=== Task description ===
Review the material line by line. Identify and copy every line that contains the string "chart".

=== Dataset extract ===
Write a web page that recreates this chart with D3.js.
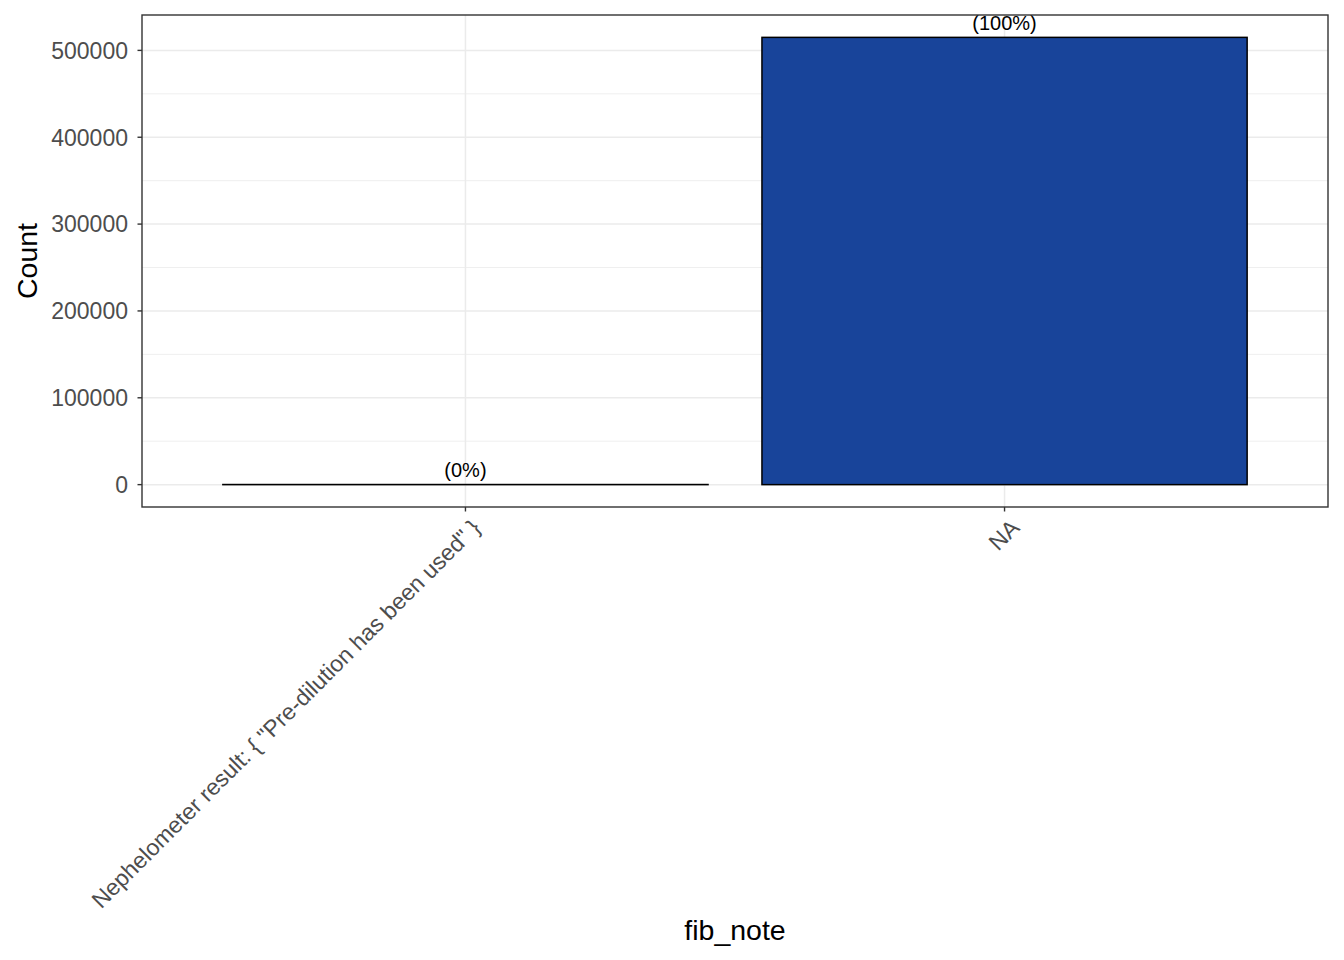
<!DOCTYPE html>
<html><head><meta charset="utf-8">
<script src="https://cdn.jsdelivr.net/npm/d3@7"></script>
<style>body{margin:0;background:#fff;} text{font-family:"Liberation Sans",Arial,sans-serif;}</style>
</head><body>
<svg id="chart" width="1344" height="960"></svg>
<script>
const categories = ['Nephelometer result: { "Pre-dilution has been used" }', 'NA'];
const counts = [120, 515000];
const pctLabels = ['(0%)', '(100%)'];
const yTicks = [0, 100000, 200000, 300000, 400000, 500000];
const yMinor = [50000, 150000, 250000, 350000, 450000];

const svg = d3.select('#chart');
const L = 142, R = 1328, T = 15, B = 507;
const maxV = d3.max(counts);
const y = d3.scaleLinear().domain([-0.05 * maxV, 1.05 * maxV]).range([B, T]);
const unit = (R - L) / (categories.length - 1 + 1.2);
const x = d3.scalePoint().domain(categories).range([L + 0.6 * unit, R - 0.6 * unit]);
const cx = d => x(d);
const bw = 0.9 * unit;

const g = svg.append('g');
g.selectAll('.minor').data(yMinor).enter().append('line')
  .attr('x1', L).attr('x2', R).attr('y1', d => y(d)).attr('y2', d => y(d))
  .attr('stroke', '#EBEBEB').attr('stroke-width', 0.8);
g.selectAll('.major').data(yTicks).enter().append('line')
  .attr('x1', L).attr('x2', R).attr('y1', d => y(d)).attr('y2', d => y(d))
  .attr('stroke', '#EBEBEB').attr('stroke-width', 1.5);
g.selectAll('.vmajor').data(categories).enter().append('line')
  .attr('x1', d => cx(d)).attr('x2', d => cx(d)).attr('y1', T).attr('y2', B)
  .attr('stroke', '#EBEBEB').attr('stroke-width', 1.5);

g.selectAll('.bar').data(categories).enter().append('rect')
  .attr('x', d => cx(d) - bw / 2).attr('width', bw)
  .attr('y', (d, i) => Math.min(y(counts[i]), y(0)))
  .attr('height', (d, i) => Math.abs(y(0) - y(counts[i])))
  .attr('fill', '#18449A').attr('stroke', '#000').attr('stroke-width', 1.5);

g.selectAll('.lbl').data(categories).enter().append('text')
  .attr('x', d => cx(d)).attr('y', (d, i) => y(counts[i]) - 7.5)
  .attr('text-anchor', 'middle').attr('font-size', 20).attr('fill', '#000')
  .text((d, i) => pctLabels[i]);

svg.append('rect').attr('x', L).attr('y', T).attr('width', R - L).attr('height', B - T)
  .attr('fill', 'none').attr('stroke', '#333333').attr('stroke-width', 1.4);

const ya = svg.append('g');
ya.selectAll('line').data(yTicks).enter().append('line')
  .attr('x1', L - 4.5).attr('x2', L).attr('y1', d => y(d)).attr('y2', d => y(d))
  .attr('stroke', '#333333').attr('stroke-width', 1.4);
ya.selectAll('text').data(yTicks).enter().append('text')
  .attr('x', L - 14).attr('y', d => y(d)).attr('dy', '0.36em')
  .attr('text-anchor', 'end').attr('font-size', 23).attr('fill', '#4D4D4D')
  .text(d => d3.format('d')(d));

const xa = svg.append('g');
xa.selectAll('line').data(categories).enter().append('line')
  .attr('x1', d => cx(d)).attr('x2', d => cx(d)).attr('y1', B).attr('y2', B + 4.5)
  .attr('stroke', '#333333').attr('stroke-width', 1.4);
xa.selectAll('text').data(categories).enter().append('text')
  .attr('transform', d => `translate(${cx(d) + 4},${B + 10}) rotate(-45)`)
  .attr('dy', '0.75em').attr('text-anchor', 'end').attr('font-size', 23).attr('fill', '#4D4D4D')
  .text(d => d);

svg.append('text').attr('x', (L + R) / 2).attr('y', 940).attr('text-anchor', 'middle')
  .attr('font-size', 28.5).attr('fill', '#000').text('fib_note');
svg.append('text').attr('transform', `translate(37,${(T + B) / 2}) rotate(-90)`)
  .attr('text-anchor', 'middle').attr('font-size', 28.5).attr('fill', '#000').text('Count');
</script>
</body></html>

=== Correct answer ===
Write a web page that recreates this chart with D3.js.
<svg id="chart" width="1344" height="960"></svg>
const svg = d3.select('#chart');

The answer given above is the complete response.